Dushinsky, for one, has not been as active in Bushwick as he has been in other parts of the borough. Nevertheless, Cohen dismissed the notion that he would have difficulty borrowing. “Dushinsky has the acquisition history, balance sheet and track record,” he said. “Twenty banks aren’t running after him, but I’d be shocked to see that he can’t get financing.”
He added: “Two years ago, institutional investors did not want to look at Bushwick, and now the area is being chased by institutional capital as the next North Williamsburg.”
A source close to Dushinsky said, “There’s always concern when getting into a new territory which hasn’t been tested yet. But Simon feels confident with the numbers they got for the property and the numbers for construction, and thinks he’ll be able to cover it.”
Bushwick investors and brokers are optimistic that the market will rebound in the next three years. Therefore, the projects could escape some of the market pitfalls if the timing is right. Average rents in Bushwick have seen a slight uptick, with a studio renting for $1,943 per month and a two-bedroom for $2,452 per month, according to an MNS monthly report in June. The average rent overall in the neighborhood climbed by 5.4 percent year-over-year. Inventory levels grew by 15.8 percent month-over-month in June, data showed.
Both projects will have 20 percent of the apartments reserved as affordable. The rest will be market-rate units. In June 2015, shortly after filing plans for 10 Montieth, Rabsky came under fire from community groups that accused the firm of trying to back out of its affordable housing agreement under the deal Read made. “Our main issue is none of the community benefits of the rezoning happened,” said Scott Short, assistant executive director for the nonprofit the Ridgewood Bushwick Senior Citizens Council. “We’re uncertain if the new developers will honor that. We haven’t gotten a straight answer.”
Rabsky denied the claims, arguing it has every intention of upholding the agreement. Sources close to both of the developers said that 10 percent of the 30 percent affordable housing mandate was fulfilled by giving a site to the nonprofit Churches United for Fair Housing to develop senior housing, and that they plan to adhere to the remaining 20 percent requirement.
Still, rent prices at the two projects have not yet been revealed. Sources close to both developers said the apartments will ask at least $50 to $55 per square foot in rent on average.
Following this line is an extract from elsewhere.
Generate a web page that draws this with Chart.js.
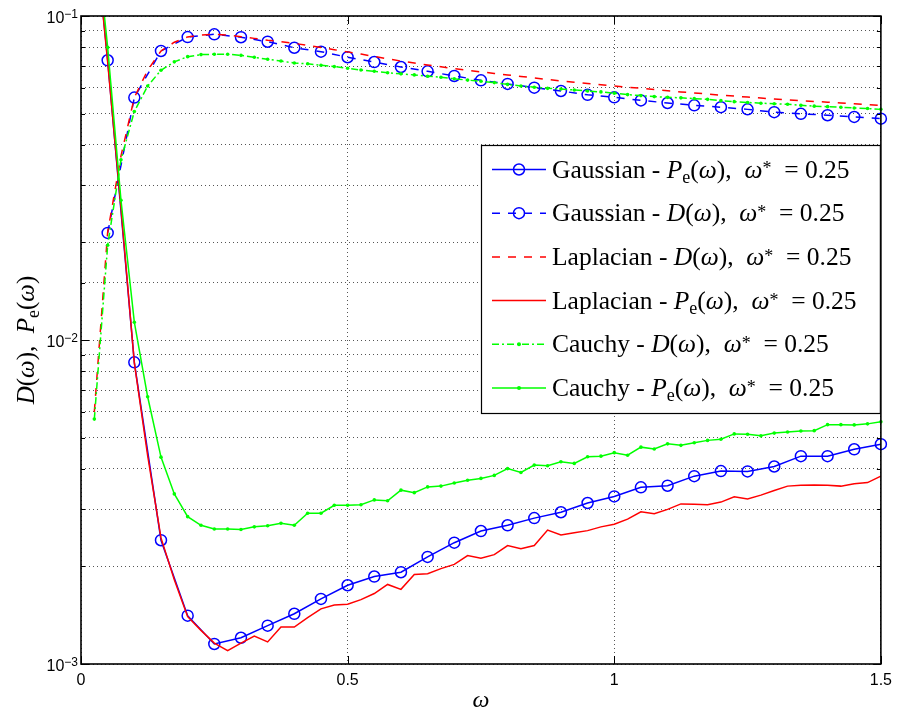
<!DOCTYPE html>
<html>
<head>
<meta charset="utf-8">
<script src="https://cdn.jsdelivr.net/npm/chart.js@4.4.1/dist/chart.umd.min.js"></script>
<style>
  html, body { margin: 0; padding: 0; background: #fff; }
  #wrap { width: 899px; height: 712px; }
</style>
</head>
<body>
<div id="wrap"><canvas id="chart" width="899" height="712"></canvas></div>
<script>
// omega grid, step 0.025 (Laplacian / Cauchy curves)
const X_FINE = [0.025, 0.05, 0.075, 0.1, 0.125, 0.15, 0.175, 0.2, 0.225, 0.25,
  0.275, 0.3, 0.325, 0.35, 0.375, 0.4, 0.425, 0.45, 0.475, 0.5,
  0.525, 0.55, 0.575, 0.6, 0.625, 0.65, 0.675, 0.7, 0.725, 0.75,
  0.775, 0.8, 0.825, 0.85, 0.875, 0.9, 0.925, 0.95, 0.975, 1,
  1.025, 1.05, 1.075, 1.1, 1.125, 1.15, 1.175, 1.2, 1.225, 1.25,
  1.275, 1.3, 1.325, 1.35, 1.375, 1.4, 1.425, 1.45, 1.475, 1.5];

// omega grid, step 0.05 (Gaussian curves)
const X_GAUSS = [0.05, 0.1, 0.15, 0.2, 0.25, 0.3, 0.35, 0.4, 0.45, 0.5,
  0.55, 0.6, 0.65, 0.7, 0.75, 0.8, 0.85, 0.9, 0.95, 1,
  1.05, 1.1, 1.15, 1.2, 1.25, 1.3, 1.35, 1.4, 1.45, 1.5];
const X_GAUSS_PE = [0].concat(X_GAUSS);

const GAUSS_PE = [0.5, 0.073, 0.00853, 0.00241, 0.00141, 0.001153, 0.001205, 0.001313, 0.001429, 0.001588,
  0.00175, 0.001862, 0.00192, 0.00214, 0.002368, 0.002573, 0.00268, 0.00282, 0.00294, 0.00314,
  0.00329, 0.00351, 0.00355, 0.0038, 0.00394, 0.00393, 0.00407, 0.00438, 0.00438, 0.0046, 0.00477];

const GAUSS_D = [0.0214, 0.056, 0.078, 0.0861, 0.0878, 0.086, 0.0833, 0.0798, 0.0776, 0.0746,
  0.0721, 0.0696, 0.0675, 0.0653, 0.0633, 0.0617, 0.0601, 0.0587, 0.0571, 0.0561,
  0.0549, 0.0539, 0.053, 0.0523, 0.0515, 0.0505, 0.0499, 0.0494, 0.0488, 0.0482];

const LAPLACE_D = [0.006, 0.0215, 0.037, 0.056, 0.068, 0.078, 0.083, 0.0862, 0.0873, 0.0878,
  0.0873, 0.0863, 0.0853, 0.0842, 0.0833, 0.0823, 0.0811, 0.08, 0.0787, 0.0775,
  0.0763, 0.075, 0.0738, 0.0726, 0.0716, 0.0706, 0.0697, 0.0688, 0.068, 0.0672,
  0.0665, 0.0658, 0.0651, 0.0644, 0.0637, 0.063, 0.0625, 0.0619, 0.0613, 0.0608,
  0.0603, 0.0598, 0.0593, 0.0588, 0.0583, 0.0579, 0.0574, 0.057, 0.0566, 0.0562,
  0.0558, 0.0554, 0.0551, 0.0548, 0.0545, 0.0542, 0.0539, 0.0536, 0.0533, 0.053];

const LAPLACE_PE = [0.19, 0.072, 0.0255, 0.0085, 0.0044, 0.00245, 0.00182, 0.0014, 0.00127, 0.00116,
  0.0011, 0.00116, 0.00122, 0.00117, 0.0013, 0.0013, 0.00139, 0.00148, 0.00152, 0.00153,
  0.00158, 0.00165, 0.00176, 0.0017, 0.00189, 0.0019, 0.00197, 0.00203, 0.00216, 0.00212,
  0.002175, 0.00232, 0.00227, 0.00232, 0.00259, 0.0025, 0.00254, 0.00258, 0.00265, 0.0027,
  0.0028, 0.00295, 0.00291, 0.003, 0.00312, 0.00311, 0.0031, 0.00316, 0.00328, 0.00323,
  0.00332, 0.00343, 0.00354, 0.00356, 0.00357, 0.00356, 0.00354, 0.0036, 0.00363, 0.0038];

const CAUCHY_D = [0.0057, 0.0196, 0.036, 0.0507, 0.0608, 0.068, 0.0722, 0.0749, 0.076, 0.0762,
  0.0762, 0.0756, 0.0746, 0.0735, 0.0726, 0.0716, 0.0712, 0.0705, 0.0698, 0.069,
  0.0681, 0.0675, 0.0668, 0.0663, 0.0658, 0.0652, 0.0647, 0.064, 0.0634, 0.0629,
  0.0623, 0.0615, 0.0608, 0.0603, 0.0598, 0.0595, 0.0591, 0.0587, 0.0583, 0.0578,
  0.0572, 0.0568, 0.0564, 0.0561, 0.0559, 0.0556, 0.0553, 0.0548, 0.0544, 0.0541,
  0.0538, 0.0536, 0.0534, 0.053, 0.0527, 0.0525, 0.0523, 0.052, 0.0518, 0.0515];

const CAUCHY_PE = [0.2, 0.08, 0.027, 0.01135, 0.00668, 0.00435, 0.00335, 0.00285, 0.00268, 0.00261,
  0.00261, 0.0026, 0.00265, 0.00267, 0.00272, 0.00268, 0.00292, 0.00292, 0.00309, 0.00309,
  0.0031, 0.00321, 0.00319, 0.00344, 0.00338, 0.00352, 0.00354, 0.00362, 0.00369, 0.00374,
  0.00382, 0.00401, 0.0039, 0.00411, 0.00409, 0.00421, 0.00416, 0.00436, 0.00438, 0.00449,
  0.00441, 0.00467, 0.00461, 0.00478, 0.00473, 0.00482, 0.0049, 0.00494, 0.00513, 0.00512,
  0.00506, 0.00516, 0.0052, 0.00524, 0.00525, 0.00548, 0.00548, 0.00547, 0.00551, 0.00559];

const Y_DECADES = [0.001, 0.01, 0.1];

const BLUE = "#0000ff";
const RED = "#ff0000";
const GREEN = "#00ff00";
const SERIF = '"Liberation Serif", "Times New Roman", serif';
const SANS = '"Liberation Sans", Arial, sans-serif';

function pts(xs, ys) {
  return xs.map((x, i) => ({ x, y: ys[i] }));
}

function isPow10(v) {
  const l = Math.log10(v);
  return Math.abs(l - Math.round(l)) < 1e-9;
}

// label pieces: r = roman, i = italic, sub / sup
function labelRuns(name, sym) {
  const runs = [[name + " - ", "r"]];
  if (sym === "P") runs.push(["P", "i"], ["e", "sub"]);
  else runs.push(["D", "i"]);
  runs.push(["(", "r"], ["\u03C9", "i"], ["),", "r"], ["  ", "r"], ["\u03C9", "i"], ["*", "sup"], ["  = 0.25", "r"]);
  return runs;
}

function runFont(kind, size) {
  if (kind === "i") return `italic ${size}px ${SERIF}`;
  if (kind === "sub" || kind === "sup") return `${Math.round(size * 0.72)}px ${SERIF}`;
  return `${size}px ${SERIF}`;
}

function drawRuns(ctx, runs, x, y, size) {
  runs.forEach(([txt, kind]) => {
    let dy = 0;
    if (kind === "sub") dy = size * 0.2;
    else if (kind === "sup") dy = -size * 0.12;
    ctx.font = runFont(kind, size);
    ctx.fillText(txt, x, y + dy);
    x += ctx.measureText(txt).width;
  });
  return x;
}

function runsWidth(ctx, runs, size) {
  let w = 0;
  runs.forEach(([txt, kind]) => {
    ctx.font = runFont(kind, size);
    w += ctx.measureText(txt).width;
  });
  return w;
}

const LEGEND = [
  { runs: labelRuns("Gaussian", "P"), color: BLUE, dash: [], marker: "o" },
  { runs: labelRuns("Gaussian", "D"), color: BLUE, dash: [8, 8], marker: "o" },
  { runs: labelRuns("Laplacian", "D"), color: RED, dash: [8, 8], marker: null },
  { runs: labelRuns("Laplacian", "P"), color: RED, dash: [], marker: null },
  { runs: labelRuns("Cauchy", "D"), color: GREEN, dash: [7, 3, 2, 3], marker: "." },
  { runs: labelRuns("Cauchy", "P"), color: GREEN, dash: [], marker: "." },
];

const framePlugin = {
  id: "frame",
  afterDatasetsDraw(chart) {
    const { ctx, chartArea: a, scales: { x, y } } = chart;
    ctx.save();
    ctx.strokeStyle = "#000";
    ctx.lineWidth = 1;
    ctx.setLineDash([]);
    ctx.beginPath();
    y.ticks.forEach((t) => {
      const py = Math.round(y.getPixelForValue(t.value)) + 0.5;
      const len = isPow10(t.value) ? 8 : 4;
      ctx.moveTo(a.left, py); ctx.lineTo(a.left + len, py);
      ctx.moveTo(a.right, py); ctx.lineTo(a.right - len, py);
    });
    x.ticks.forEach((t) => {
      const px = Math.round(x.getPixelForValue(t.value)) + 0.5;
      ctx.moveTo(px, a.bottom); ctx.lineTo(px, a.bottom - 8);
      ctx.moveTo(px, a.top); ctx.lineTo(px, a.top + 8);
    });
    ctx.stroke();
    ctx.lineWidth = 1.6;
    ctx.strokeRect(a.left, a.top, a.right - a.left, a.bottom - a.top);
    ctx.restore();
  },
  afterDraw(chart) {
    const { ctx, chartArea: a, scales: { y } } = chart;
    ctx.save();
    ctx.fillStyle = "#000";
    ctx.textBaseline = "alphabetic";

    // y tick labels 10^-k with raised exponent
    Y_DECADES.forEach((v) => {
      const py = y.getPixelForValue(v);
      const exp = "\u2212" + String(-Math.round(Math.log10(v)));
      ctx.textAlign = "right";
      ctx.font = `12px ${SANS}`;
      const ew = ctx.measureText(exp).width;
      ctx.fillText(exp, a.left - 3, py + 2);
      ctx.font = `16px ${SANS}`;
      ctx.fillText("10", a.left - 3 - ew, py + 7);
    });
    ctx.textAlign = "left";

    // y axis title, rotated
    const ySize = 25;
    const yRuns = [["D", "i"], ["(", "r"], ["\u03C9", "i"], [")", "r"], [",  ", "r"], ["P", "i"], ["e", "sub"], ["(", "r"], ["\u03C9", "i"], [")", "r"]];
    const yw = runsWidth(ctx, yRuns, ySize);
    ctx.save();
    ctx.translate(34, (a.top + a.bottom) / 2);
    ctx.rotate(-Math.PI / 2);
    drawRuns(ctx, yRuns, -yw / 2, 0, ySize);
    ctx.restore();

    // legend box
    const bx = 481, by = 145, bw = a.right - 481, bh = 269;
    ctx.fillStyle = "#fff";
    ctx.fillRect(bx, by, bw, bh);
    ctx.strokeStyle = "#000";
    ctx.lineWidth = 1.2;
    ctx.strokeRect(bx + 0.5, by + 0.5, bw - 1, bh - 1);
    const size = 25.5;
    LEGEND.forEach((item, i) => {
      const cy = 169.5 + i * 43.7;
      ctx.strokeStyle = item.color;
      ctx.lineWidth = 1.5;
      ctx.setLineDash(item.dash);
      ctx.beginPath();
      ctx.moveTo(492, cy); ctx.lineTo(546, cy);
      ctx.stroke();
      ctx.setLineDash([]);
      if (item.marker === "o") {
        ctx.beginPath();
        ctx.arc(519, cy, 5.5, 0, Math.PI * 2);
        ctx.stroke();
      } else if (item.marker === ".") {
        ctx.fillStyle = item.color;
        ctx.beginPath();
        ctx.arc(519, cy, 2, 0, Math.PI * 2);
        ctx.fill();
      }
      ctx.fillStyle = "#000";
      drawRuns(ctx, item.runs, 552, cy + 8, size);
    });
    ctx.restore();
  },
};

const CLIP = { left: 8, top: 0, right: 8, bottom: 8 };

function series(label, xs, ys, color, dash, marker, order) {
  return {
    label,
    data: pts(xs, ys),
    borderColor: color,
    borderWidth: 1.5,
    borderDash: dash,
    pointRadius: marker === "o" ? 5.5 : marker === "." ? 1.8 : 0,
    pointBorderWidth: marker === "o" ? 1.5 : 0,
    pointBorderColor: color,
    pointBackgroundColor: marker === "o" ? "rgba(0,0,0,0)" : color,
    pointHoverRadius: 0,
    tension: 0,
    fill: false,
    clip: CLIP,
    order,
  };
}

new Chart(document.getElementById("chart"), {
  type: "line",
  data: {
    datasets: [
      series("Gaussian - Pe(\u03C9), \u03C9* = 0.25", X_GAUSS_PE, GAUSS_PE, BLUE, [], "o", 6),
      series("Gaussian - D(\u03C9), \u03C9* = 0.25", X_GAUSS, GAUSS_D, BLUE, [8, 8], "o", 5),
      series("Laplacian - D(\u03C9), \u03C9* = 0.25", X_FINE, LAPLACE_D, RED, [8, 8], null, 4),
      series("Laplacian - Pe(\u03C9), \u03C9* = 0.25", X_FINE, LAPLACE_PE, RED, [], null, 3),
      series("Cauchy - D(\u03C9), \u03C9* = 0.25", X_FINE, CAUCHY_D, GREEN, [7, 3, 2, 3], ".", 2),
      series("Cauchy - Pe(\u03C9), \u03C9* = 0.25", X_FINE, CAUCHY_PE, GREEN, [], ".", 1),
    ],
  },
  options: {
    responsive: false,
    animation: false,
    events: [],
    layout: { padding: { left: 0, top: 16, right: 14, bottom: 0 } },
    plugins: { legend: { display: false }, tooltip: { enabled: false } },
    scales: {
      x: {
        type: "linear",
        min: 0,
        max: 1.5,
        afterFit: (s) => { s.height = 48; },
        ticks: {
          stepSize: 0.5,
          padding: 7,
          color: "#000",
          font: { family: SANS, size: 16 },
          callback: (v) => String(v),
        },
        grid: { color: "#555", lineWidth: 1, drawTicks: false },
        border: { display: false, dash: [1, 3] },
        title: {
          display: true,
          text: "\u03C9",
          color: "#000",
          font: { family: SERIF, size: 24, style: "italic" },
          padding: { top: 0, bottom: -3 },
        },
      },
      y: {
        type: "logarithmic",
        min: 0.001,
        max: 0.1,
        afterFit: (s) => { s.width = 81; },
        ticks: {
          autoSkip: false,
          padding: 3,
          color: "rgba(0,0,0,0)",
          font: { family: SANS, size: 16 },
          callback: () => "",
        },
        grid: { color: "#555", lineWidth: 1, drawTicks: false },
        border: { display: false, dash: [1, 3] },
      },
    },
  },
  plugins: [framePlugin],
});
</script>
</body>
</html>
Another source familiar with leasing in the area said he predicts market-rate rents will range from $1,900 for a studio to $5,000 for a three- or four-bedroom unit.
In general, there is a dearth of projects exceeding 200 apartments in East Brooklyn. Half a mile from the site, there is a 127-unit luxury rental at 1209 DeKalb Avenue that Read Property Group developed and sold for $58 million in 2014 just before leasing was set to begin. Rents there range from $1,775 for a studio to $3,300 for a three-bedroom.
Timing will most certainly be a factor. Construction began in January, and both projects are set to be completed by early 2018, according to Chen. Cohen said that Rheingold’s units will come to the market just after the current pipeline boom slows down, allowing for an easier lease-up. “A lot of inventory is coming to market in the next 12 months, but not as much in the next 24 to 36 months, so you’ll see a second wave,” he said.
Finally, there’s the too-big-to-fail argument — that a project of Rheingold’s magnitude can withstand the market’s ebbs and flows.
As Gabriel Saffioti of Constellation Real Estate Advisors, a Williamsburg-based commercial brokerage, said, “A project that big, you can make your own cycle.”